Ja, es braucht Geduld und die Bereitschaft Leid als Leid wahrzunehmen, um in diesen Situationen nicht zu verzweifeln! Dazu ermutigen uns die Texte der heutigen Lesungen.

So hören wir heute im Brief des Jakobus: „Haltet geduldig aus!“ – „Macht eure Herzen stark!“ – „Klagt nicht übereinander!“ – „Brüder und Schwestern, im Leiden und in der Geduld, nehmt euch die Propheten zum Vorbild, die im Namen des Herrn gesprochen haben!“ (Jak 5)

Da ist er wieder, der Rat, das Prophetische in uns zu entdecken! Denn das meint doch wohl die Aussage, uns die Propheten als Vorbild zu nehmen, oder nicht?

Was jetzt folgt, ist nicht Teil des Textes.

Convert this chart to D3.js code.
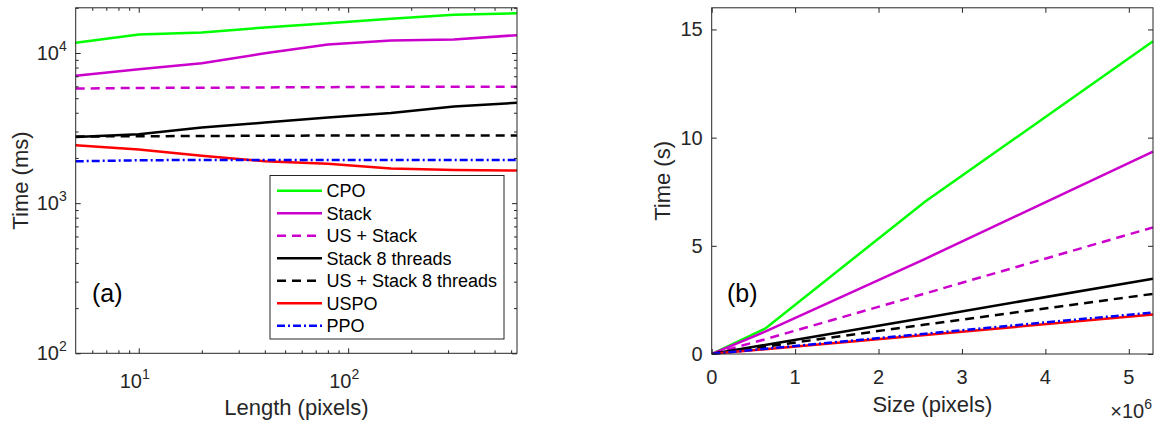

Die prophetische Gabe entdecken

Was ist ein Prophet? Noch einmal: Propheten sehen, was ist! Sie sehen nicht nur das, was alle sehen, das Entmutigende, das Unheil. Sie klagen nicht nur die Ungerechtigkeit und die Sünde an! Sie sehen auch in alldem die Zeichen von Rettung und Erlösung. Sie sehen Zeichen von Frieden, sie sehen den jungen, kleinen Trieb am Baumstumpf. Sie sehen den Regen, der kommt, sie sehen die Zeichen einer wunderbaren Heilung.

In der vergangenen Woche, am Donnerstag in der Frühmesse, hat eine offensichtlich psychisch stark belastete Frau zum ersten Mal die Lesung übernommen. Und wie sie die Worte des Propheten Jesaja gelesen hat, sind wir alle berührt worden. Das ist für mich ein Zeichen gewesen in dieser Woche.

Blinde sehen, Lahme gehen, Taube hören, Stumme sprechen. Bin ich bereit, wie die Propheten, auf die Zeichen zu schauen? Traue ich Gott überhaupt zu, dass die Zeichen, die im Namen Jesu geschehen, für mich eine Bedeutung haben? Dass Jesus in unserem Leben Heil und Heilung schenken kann und dass ich mich öffnen kann für seine Zeichen?

Tja, das ist so eine Sache mit der Offenheit und der Erwartung. Erwarten wir eigentlich noch wirklich etwas? Brauchen wir ein Erwartungsmanagement? Wie geht das denn, die Erwartungen erneuern? Und das prophetische, in eigenem Leben entdecken?

Ignatius von Loyola hat dafür eine Haltung oder Einstellung beschrieben, die grundlegend ist in jedem geistlichen Leben, egal, ob man große oder kleine Entscheidungen zu treffen hat. Es ist die Haltung der Gleichmütigkeit, er nennt sie Indifferenz. Das ist keine Gleichgültigkeit und Resignation („es ist eh alles egal!“), sondern eine mutige und zugleich offene, eben erwartungsvolle Haltung, bei der Gottes wirken und mein Mitwirken zusammenkommen.

Manche übersetzen in Differenz mit „engagierte Gelassenheit“. Diese engagierte Gelassenheit nimmt wahr, was ist und verzweifelt doch nicht. Sie setzt sich ein, ohne selbst alles kontrollieren zu wollen. Sie geht mutig voran und weiß, dass Gott doch immer noch andere Wege hat, unser heil zu wirken. Sie ist geduldig und nimmt sich ein Vorbild an den Propheten, von denen Johannes der größte war, weil er Jesus kannte. Wer aber an Jesus glaubt und sein Leben mit ihm gestaltet, ist größer. Amen.